DATA

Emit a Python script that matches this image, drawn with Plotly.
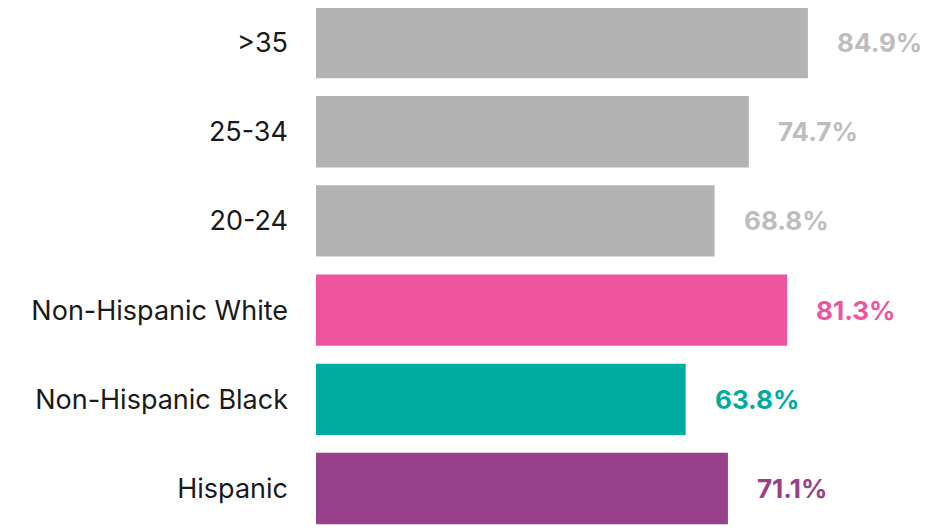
import plotly.graph_objects as go

categories = ["Hispanic", "Non-Hispanic Black", "Non-Hispanic White", "20-24", "25-34", ">35"]
values = [71.1, 63.8, 81.3, 68.8, 74.7, 84.9]
bar_colors = ["#98418b", "#00ab9f", "#ee559e", "#b3b3b3", "#b3b3b3", "#b3b3b3"]
label_colors = ["#98418b", "#00ab9f", "#ee559e", "#bdbdbd", "#bdbdbd", "#bdbdbd"]

fig = go.Figure()
fig.add_trace(go.Bar(
    y=categories, x=values, orientation="h",
    marker=dict(color=bar_colors, line=dict(width=0)),
    width=0.8, hoverinfo="skip",
))

for c, v, col in zip(categories, values, label_colors):
    fig.add_annotation(
        x=v, y=c, text=f"<b>{v:.1f}%</b>", showarrow=False,
        xanchor="left", xshift=27, yshift=0,
        font=dict(family="Inter", size=26, color=col),
    )

fig.update_layout(
    width=932, height=521,
    margin=dict(l=308, r=0, t=0, b=0),
    plot_bgcolor="white", paper_bgcolor="white",
    showlegend=False,
    xaxis=dict(range=[0, 107.7], visible=False),
    yaxis=dict(
        type="category", range=[-0.454, 5.387],
        showgrid=False, zeroline=False, showline=False,
        ticks="", ticklabelstandoff=27,
        tickfont=dict(family="Inter", size=27, color="#1a1a1a"),
    ),
)

fig.write_html("out.html")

DIRECTIONS FOR THIS TASK
Output a faithful copy of the data, with each picture left out.

RESPONSE TO THIS EXERCISE
Emit a Python script that matches this image, drawn with Plotly.
import plotly.graph_objects as go

categories = ["Hispanic", "Non-Hispanic Black", "Non-Hispanic White", "20-24", "25-34", ">35"]
values = [71.1, 63.8, 81.3, 68.8, 74.7, 84.9]
bar_colors = ["#98418b", "#00ab9f", "#ee559e", "#b3b3b3", "#b3b3b3", "#b3b3b3"]
label_colors = ["#98418b", "#00ab9f", "#ee559e", "#bdbdbd", "#bdbdbd", "#bdbdbd"]

fig = go.Figure()
fig.add_trace(go.Bar(
    y=categories, x=values, orientation="h",
    marker=dict(color=bar_colors, line=dict(width=0)),
    width=0.8, hoverinfo="skip",
))

for c, v, col in zip(categories, values, label_colors):
    fig.add_annotation(
        x=v, y=c, text=f"<b>{v:.1f}%</b>", showarrow=False,
        xanchor="left", xshift=27, yshift=0,
        font=dict(family="Inter", size=26, color=col),
    )

fig.update_layout(
    width=932, height=521,
    margin=dict(l=308, r=0, t=0, b=0),
    plot_bgcolor="white", paper_bgcolor="white",
    showlegend=False,
    xaxis=dict(range=[0, 107.7], visible=False),
    yaxis=dict(
        type="category", range=[-0.454, 5.387],
        showgrid=False, zeroline=False, showline=False,
        ticks="", ticklabelstandoff=27,
        tickfont=dict(family="Inter", size=27, color="#1a1a1a"),
    ),
)

fig.write_html("out.html")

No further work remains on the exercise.